Do you think he might be a bit depressed?


----------



## enigma731 (Aug 12, 2011)

littletiel said:


> Do you think he might be a bit depressed?


Maybe, but I think it's more likely that he's anxious. The meds with the best efficacy for anxiety in humans actually are antidepressants, which is why I'm suggesting them for plucking. (In fact, there's a big debate about whether anxiety and depression are separate diagnoses at all or just variable symptoms of the same disorder.)


----------



## littletiel (May 15, 2011)

enigma731 said:


> Maybe, but I think it's more likely that he's anxious.


Yes, I think he is a bit anxious and edgy at times.


----------



## enigma731 (Aug 12, 2011)

If only they could tell us, right?


----------



## littletiel (May 15, 2011)

enigma731 said:


> If only they could tell us, right?


He would just like to be cuddled non-stop. He is almost 8 and is still like a little boy who wants to be with mum all the time and if mum has to do something else or goes out he becomes anxious and plucks himself.


----------



## tielfan (Aug 31, 2008)

> Yes, I think he is a bit anxious and edgy at times.

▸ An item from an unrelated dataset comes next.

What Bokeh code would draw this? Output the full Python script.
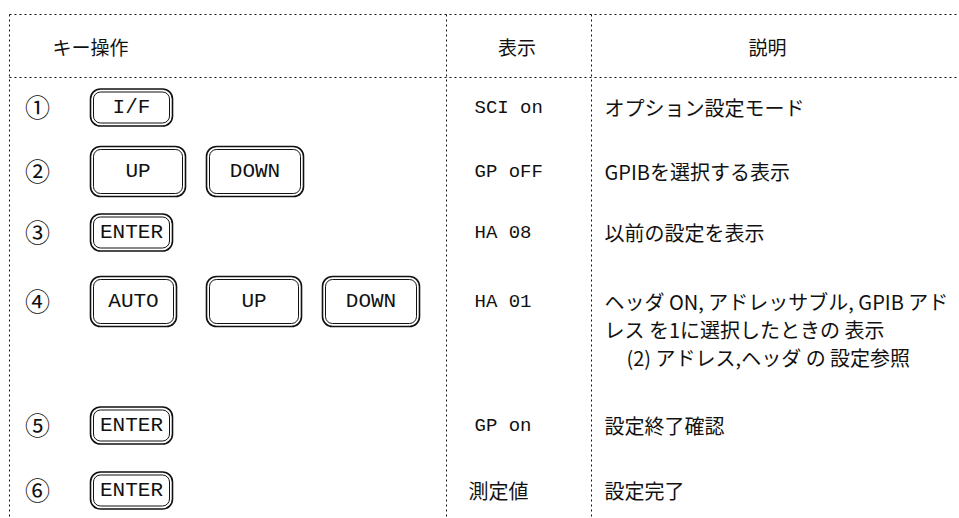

You said at the beginning that he was hyperactive. Enigma will obviously know a lot more about it than I do, but to me this suggests that his mental chemistry is revved up in general and he might be pumping a lot of adrenaline. 



> What do these meds have to do with the respiratory system?


I had wondered about that too. I've never heard of the sensitive respiratory system being a problem with anything but airborne toxins (fumes).


----------



## enigma731 (Aug 12, 2011)

littletiel said:


> He would just like to be cuddled non-stop. He is almost 8 and is still like a little boy who wants to be with mum all the time and if mum has to do something else or goes out he becomes anxious and plucks himself.


I wonder if this is separation anxiety rather than hyperactivity? I think meds would be beneficial, but it also sounds like he could use some better coping skills for when he has to be on his own. Does he play with anything independently? I'm wondering if you could use some behavioral strategies like you might for taming/other training, but instead reward/reinforce independent play. That might help him learn some healthier alternatives to plucking.


----------



## littletiel (May 15, 2011)

tielfan said:


> You said at the beginning that he was hyperactive. Enigma will obviously know a lot more about it than I do, but to me this suggests that his mental chemistry is revved up in general and he might be pumping a lot of adrenaline.


I wish I had a walk-in aviary (you know, like those you have to pay for to enter! They are so cool. Really huge, and the birds can fly like outside and release energy, but at the same time they can't fly away.
Like this one: http://www.canberrawalkinaviary.com.au/


----------